Sunday, April 1, 2012

Learning to read with developmental delays using sight words

My son who has developmental delays that go along with his special needs is now 12. We first started on this "learning to read journey"six years ago. It has been a journey full of mountains and curves.  I have used everything and anything to help him learn to read. One of the most useful things we did early on is teach him sight words. Sight words are the most frequently used words in the English language. Learning to recognize and read sight words will help your child read more fluently and help them be more confident about their reading. Many of the words on the Dolch list are not words you can sound out phonetically. If you think about it we all use memorization of words as adults to read. We do not sound each word out anymore, (unless it is an unfamiliar word) but instead, just know the words from seeing them repeatedly.

Don't get me wrong I still put a lot of value on learning to read phonetically, but especially with a child who has delays, it is invaluable to initially teach them some key words with flashcards, sight word books (my kids liked the Bob books especially!) and also with games.

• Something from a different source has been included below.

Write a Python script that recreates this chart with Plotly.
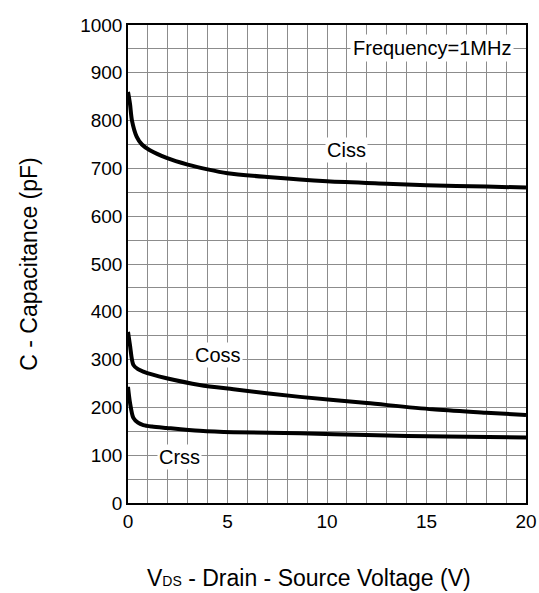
import plotly.graph_objects as go

vds_ciss = [0, 0.1, 0.2, 0.44, 0.7, 1.1, 1.94, 3, 4, 5, 7, 10, 13, 15, 18, 20]
ciss = [860, 835, 800, 766, 750, 738, 722, 708, 698, 690, 682, 673, 668, 665, 662, 660]

vds_coss = [0, 0.1, 0.27, 0.5, 0.77, 1.2, 1.94, 3.6, 5.3, 8.64, 12, 15.3, 18, 20]
coss = [358, 330, 289, 280, 275, 269, 261, 247, 238, 222, 209, 196, 189, 184]

vds_crss = [0, 0.1, 0.27, 0.5, 0.77, 1.2, 1.94, 3.6, 5.3, 8.64, 12, 16, 20]
crss = [243, 210, 178, 168, 163, 160, 157, 151, 148, 146, 142, 139, 137]

labels = ["Ciss", "Coss", "Crss"]
label_x = [11, 4.5, 2.6]
label_y = [738, 310, 96]

FONT = "Liberation Sans, Arial, sans-serif"

fig = go.Figure()
for xs, ys in [(vds_ciss, ciss), (vds_coss, coss), (vds_crss, crss)]:
    fig.add_trace(go.Scatter(x=xs, y=ys, mode="lines",
                             line=dict(color="black", width=4, shape="spline", smoothing=0.8),
                             showlegend=False, hoverinfo="skip"))

for t, x, y in zip(labels, label_x, label_y):
    fig.add_annotation(x=x, y=y, text=t, showarrow=False, bgcolor="white",
                       font=dict(family=FONT, size=20, color="black"), borderpad=1)

fig.add_annotation(x=15.3, y=952, text="Frequency=1MHz", showarrow=False, bgcolor="white",
                   font=dict(family=FONT, size=20, color="black"), borderpad=2)

# x-axis title (placed slightly left of centre, as in the reference)
fig.add_annotation(xref="paper", yref="paper", x=0.455, y=-0.157,
                   text='V<span style="font-size:14px">DS</span> - Drain - Source Voltage (V)',
                   showarrow=False, xanchor="center", yanchor="middle",
                   font=dict(family=FONT, size=23, color="black"))

fig.update_xaxes(range=[0, 20], tickvals=[0, 5, 10, 15, 20], showgrid=True,
                 gridcolor="#8c8c8c", gridwidth=1, automargin=False,
                 minor=dict(dtick=1, showgrid=True, gridcolor="#8c8c8c", gridwidth=1),
                 showline=True, linecolor="black", linewidth=1.5, mirror=True,
                 zeroline=False, ticks="", tickfont=dict(family=FONT, size=19, color="black"))
fig.update_yaxes(range=[0, 1000], dtick=100, showgrid=True,
                 gridcolor="#8c8c8c", gridwidth=1, automargin=False,
                 minor=dict(dtick=50, showgrid=True, gridcolor="#8c8c8c", gridwidth=1),
                 showline=True, linecolor="black", linewidth=1.5, mirror=True,
                 zeroline=False, ticks="", tickfont=dict(family=FONT, size=19, color="black"),
                 title=dict(text="C - Capacitance (pF)", standoff=36,
                            font=dict(family=FONT, size=23, color="black")))

fig.update_layout(width=539, height=593, plot_bgcolor="white", paper_bgcolor="white",
                  margin=dict(l=128, r=13, t=25, b=90))

fig.write_html("out.html", config={"displayModeBar": False},
               post_script="document.body.style.margin='0px';")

 Here is a site that has the complete list of the dolch sight words. This site also lets you make flash cards for your child and plugs the words into the games at the site. Another thing you can do with kids that have mastered the basic list of sight words is to make a list of the words they consistently have problems with when they are reading you a book. Spelling City lets you make your own list of such words. Recently I scheduled our annual homeschool testing  (eeeeek! ) to take place in June. We are taking spring break this next week but the two months we will have before testing I am going to take A~man's "trouble words" from his books and make a list to practice with. We may even review the basic words although he pretty much knows all of them.

Reading is one of the most important things (scholastically speaking) you can teach your child. It creates the opportunity for a life long of learning plus the pure joy of reading for pleasure.